The entry words CE are arranged in alphabetical order. Immediately after each of the entry words CE, respective text part CB including a comment text(s) and an example text(s) of the entry word CE is arranged. To the entry word CE, an entry word number (Identifier) for identifying the entry word CE is assigned in advance. Further, the dictionary data includes a plurality of pieces of information in which information expressing an entry word number, information indicative of the start (initial) address of a storage region in the information memory 110 in which the entry word CE identified by the entry number is stored, and information indicative of the start address of a text part CB stored immediately after the entry word CE is associated.

The arrangement order of comment texts is according to an arrangement order determined by the editor of the electronic dictionary. A comment text describing a more common meaning of the entry word may be stored in a position before a comment text that describes a more special meaning of the entry word, or a comment text describing a meaning that is more frequently used may be stored in a position before a comment text describing a meaning which is less frequently used.

Since comment texts and example texts exist mixedly in the text part CB, the generator 120 sorts the texts in accordance with the contents. For the sorting, the generator 120 extracts a plurality of entry word texts and body texts from the dictionary data by using the information indicative of the entry word number included in the dictionary data and the information indicative of the head address of the text part CB. The generator 120 also extracts, for each extracted entry word text, a plurality of comment texts describing the entry word CE expressed by the entry word text from the body text on the basis of a comment tag and extracts a plurality of example texts expressing an example use of the entry word on the basis of the example tag.
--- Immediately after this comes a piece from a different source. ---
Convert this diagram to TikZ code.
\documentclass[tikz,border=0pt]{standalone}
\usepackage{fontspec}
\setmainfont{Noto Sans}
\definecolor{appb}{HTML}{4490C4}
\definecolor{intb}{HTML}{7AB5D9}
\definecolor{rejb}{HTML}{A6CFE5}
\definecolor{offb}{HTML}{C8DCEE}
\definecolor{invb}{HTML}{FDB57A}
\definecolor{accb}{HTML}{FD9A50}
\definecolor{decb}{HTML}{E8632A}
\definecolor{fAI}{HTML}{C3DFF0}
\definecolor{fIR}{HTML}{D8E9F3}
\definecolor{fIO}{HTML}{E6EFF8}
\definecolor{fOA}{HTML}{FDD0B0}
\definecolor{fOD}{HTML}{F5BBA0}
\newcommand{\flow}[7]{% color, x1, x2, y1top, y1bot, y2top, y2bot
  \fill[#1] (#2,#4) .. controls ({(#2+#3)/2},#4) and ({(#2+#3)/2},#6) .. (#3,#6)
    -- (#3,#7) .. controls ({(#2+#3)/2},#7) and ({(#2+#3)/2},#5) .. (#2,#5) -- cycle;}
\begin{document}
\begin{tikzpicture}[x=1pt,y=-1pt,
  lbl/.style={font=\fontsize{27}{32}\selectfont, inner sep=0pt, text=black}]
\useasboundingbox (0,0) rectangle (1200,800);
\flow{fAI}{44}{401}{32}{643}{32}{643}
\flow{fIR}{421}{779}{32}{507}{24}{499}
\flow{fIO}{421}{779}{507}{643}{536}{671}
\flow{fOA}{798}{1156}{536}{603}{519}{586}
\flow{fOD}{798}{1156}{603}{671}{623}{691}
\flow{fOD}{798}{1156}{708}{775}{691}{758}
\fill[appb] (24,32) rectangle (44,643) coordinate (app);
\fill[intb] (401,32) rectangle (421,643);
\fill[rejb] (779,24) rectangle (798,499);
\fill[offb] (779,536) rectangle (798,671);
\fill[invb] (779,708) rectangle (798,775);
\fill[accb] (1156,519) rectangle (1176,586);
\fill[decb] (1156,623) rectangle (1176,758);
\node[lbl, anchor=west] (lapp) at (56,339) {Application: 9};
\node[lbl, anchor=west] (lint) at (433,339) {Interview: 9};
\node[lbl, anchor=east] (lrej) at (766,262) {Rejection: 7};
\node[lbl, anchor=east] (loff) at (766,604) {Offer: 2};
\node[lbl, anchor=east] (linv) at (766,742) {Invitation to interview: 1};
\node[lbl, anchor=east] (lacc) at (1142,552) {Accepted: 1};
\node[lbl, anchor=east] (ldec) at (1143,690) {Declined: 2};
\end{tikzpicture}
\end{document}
After that, as shown in FIG. 5B, for each of the extracted entry word texts, the generator 120 generates a category (hereinafter, called a comment part) CC in which the extracted plurality of comment texts are sorted by changing arrangement without changing the original arrangement order of the extracted plurality of comment texts. Similarly, for each of the extracted entry word texts, the generator 120 generates a category (hereinafter, called an example part) CX in which the extracted plurality of example texts are sorted by changing arrangement without changing the original arrangement order of the extracted plurality of example texts.

Data constructed by a plurality of pieces of data obtained by associating the entry word CE, the comment part CC, and the example part CX generated as described above with one another is called rearranged content text data (or rearranged CDT). Subsequently, the generator 120 stores the rearranged content text data into the information memory 110 (step S02 in FIG. 3).
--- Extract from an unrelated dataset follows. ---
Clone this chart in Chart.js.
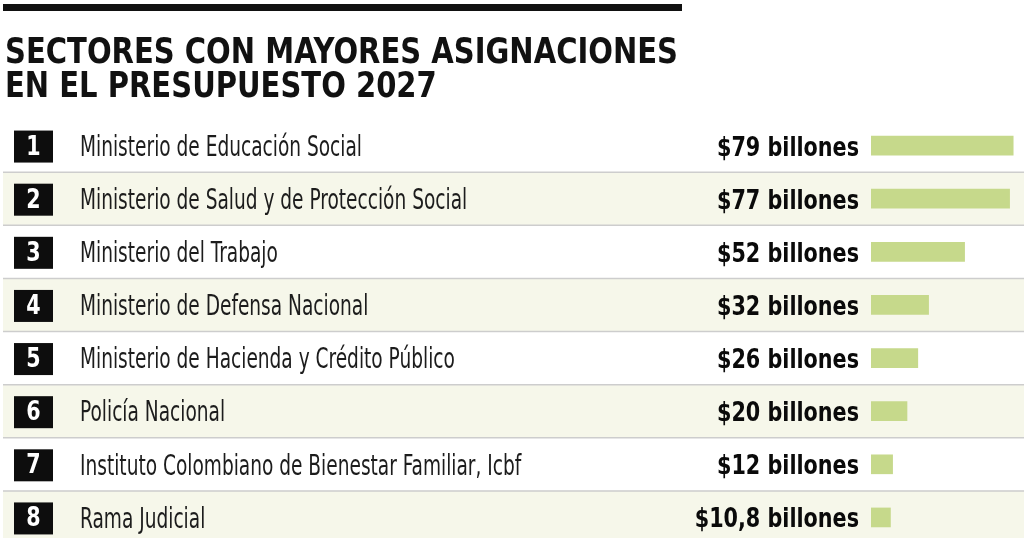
<!DOCTYPE html>
<html>
<head>
<meta charset="utf-8">
<script src="https://cdn.jsdelivr.net/npm/chart.js@4"></script>
<style>
  html, body { margin: 0; padding: 0; background: #ffffff; overflow: hidden; }
  #wrap { position: absolute; left: 0; top: 0; width: 1024px; height: 545px; }
</style>
</head>
<body>
<div id="wrap"><canvas id="c"></canvas></div>
<script>
const titleLines = ['SECTORES CON MAYORES ASIGNACIONES', 'EN EL PRESUPUESTO 2027'];
const ranks = ['1', '2', '3', '4', '5', '6', '7', '8'];
const categories = [
  'Ministerio de Educación Social',
  'Ministerio de Salud y de Protección Social',
  'Ministerio del Trabajo',
  'Ministerio de Defensa Nacional',
  'Ministerio de Hacienda y Crédito Público',
  'Policía Nacional',
  'Instituto Colombiano de Bienestar Familiar, Icbf',
  'Rama Judicial'
];
const values = [79, 77, 52, 32, 26, 20, 12, 10.8];
const valueLabels = [
  '$79 billones', '$77 billones', '$52 billones', '$32 billones',
  '$26 billones', '$20 billones', '$12 billones', '$10,8 billones'
];

const COND = '"Liberation Sans Narrow", "DejaVu Sans Condensed", sans-serif';

function scaledText(ctx, text, x, y, sx, align) {
  ctx.save();
  ctx.translate(x, y);
  ctx.scale(sx, 1);
  ctx.textAlign = align || 'left';
  ctx.fillText(text, 0, 0);
  ctx.restore();
}

const tablePlugin = {
  id: 'tablePlugin',
  beforeDatasetsDraw(chart) {
    const ctx = chart.ctx;
    const ys = chart.scales.y;
    const band = ys.getPixelForValue(1) - ys.getPixelForValue(0);
    ctx.save();
    for (let i = 0; i < categories.length; i++) {
      const cy = ys.getPixelForValue(i);
      if (i % 2 === 1) {
        ctx.fillStyle = '#f6f7ea';
        ctx.fillRect(3, cy - band / 2, 1024, band);
      }
    }
    ctx.strokeStyle = '#cdcdcd';
    ctx.lineWidth = 1.5;
    for (let i = 1; i < categories.length; i++) {
      const ly = (ys.getPixelForValue(i - 1) + ys.getPixelForValue(i)) / 2;
      ctx.beginPath();
      ctx.moveTo(3, ly);
      ctx.lineTo(1024, ly);
      ctx.stroke();
    }
    ctx.restore();
  },
  afterDraw(chart) {
    const ctx = chart.ctx;
    const ys = chart.scales.y;
    ctx.save();
    // top rule
    ctx.fillStyle = '#111111';
    ctx.fillRect(3, 4, 679, 7);
    // title (condensed to the original line width)
    ctx.fillStyle = '#111111';
    ctx.textBaseline = 'alphabetic';
    ctx.font = 'bold 36px ' + COND;
    const tsx = 673 / ctx.measureText(titleLines[0]).width;
    scaledText(ctx, titleLines[0], 5, 63, tsx);
    scaledText(ctx, titleLines[1], 5, 97, tsx);

    ctx.font = '28px ' + COND;
    const lsx = 282 / ctx.measureText(categories[0]).width;
    ctx.font = 'bold 27px ' + COND;
    const vsx = 142 / ctx.measureText(valueLabels[0]).width;

    for (let i = 0; i < categories.length; i++) {
      const cy = ys.getPixelForValue(i) + 2;
      // rank box
      ctx.fillStyle = '#0d0d0d';
      ctx.fillRect(14, cy - 17, 39, 32);
      ctx.fillStyle = '#ffffff';
      ctx.font = 'bold 27px ' + COND;
      ctx.textBaseline = 'middle';
      scaledText(ctx, ranks[i], 33.5, cy, 0.85, 'center');
      // category label
      ctx.fillStyle = '#1c1c1c';
      ctx.font = '28px ' + COND;
      scaledText(ctx, categories[i], 80, cy + 1, lsx, 'left');
      // value label
      ctx.fillStyle = '#0a0a0a';
      ctx.font = 'bold 27px ' + COND;
      scaledText(ctx, valueLabels[i], 859, cy + 1, vsx, 'right');
    }
    ctx.restore();
  }
};

new Chart(document.getElementById('c'), {
  type: 'bar',
  data: {
    labels: categories,
    datasets: [{
      data: values,
      backgroundColor: '#c6d98b',
      borderWidth: 0,
      barThickness: 19
    }]
  },
  options: {
    indexAxis: 'y',
    responsive: true,
    maintainAspectRatio: false,
    animation: false,
    layout: { padding: { left: 871, right: 9, top: 119, bottom: 1 } },
    scales: {
      x: { display: false, min: 0, max: 80 },
      y: { display: false }
    },
    plugins: {
      legend: { display: false },
      tooltip: { enabled: false },
      title: { display: false }
    }
  },
  plugins: [tablePlugin]
});
</script>
</body>
</html>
After that, the generator 120 generates a dictionary number for identifying a dictionary expressed by the rearranged content text data. The generator 120 stores information obtained by associating information expressing the generated dictionary number, information indicative of the name of the dictionary, and information indicative of the head address of a storage region in the information memory 110 in which the rearranged content text data is stored with one another into a dictionary table shown in FIG. 6. The dictionary table is stored in the information memory 110.
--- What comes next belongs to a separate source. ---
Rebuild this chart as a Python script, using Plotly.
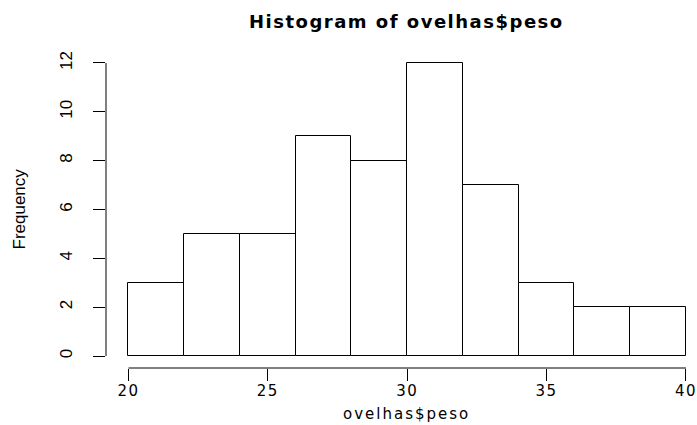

Subsequently, the generator 120 extracts a monogram character string pattern by cutting out one character while shifting characters one by one from the head of a text expressed by the rearranged content text data (that is, texts sorted in the entry word CE, the comment part CC, and the example part CX). Similarly, the generator 120 extracts a bigram (aka digraph) character string pattern by cutting out two characters while shifting characters one by one from the head of a text expressed by the rearranged content text data. Hereinafter, the monogram character string pattern and the bigram character string pattern will be collectively called an N-gram character string pattern. In the embodiment, it is assumed that a character is included in a character string, and a character and a character string are not distinguished unless otherwise described.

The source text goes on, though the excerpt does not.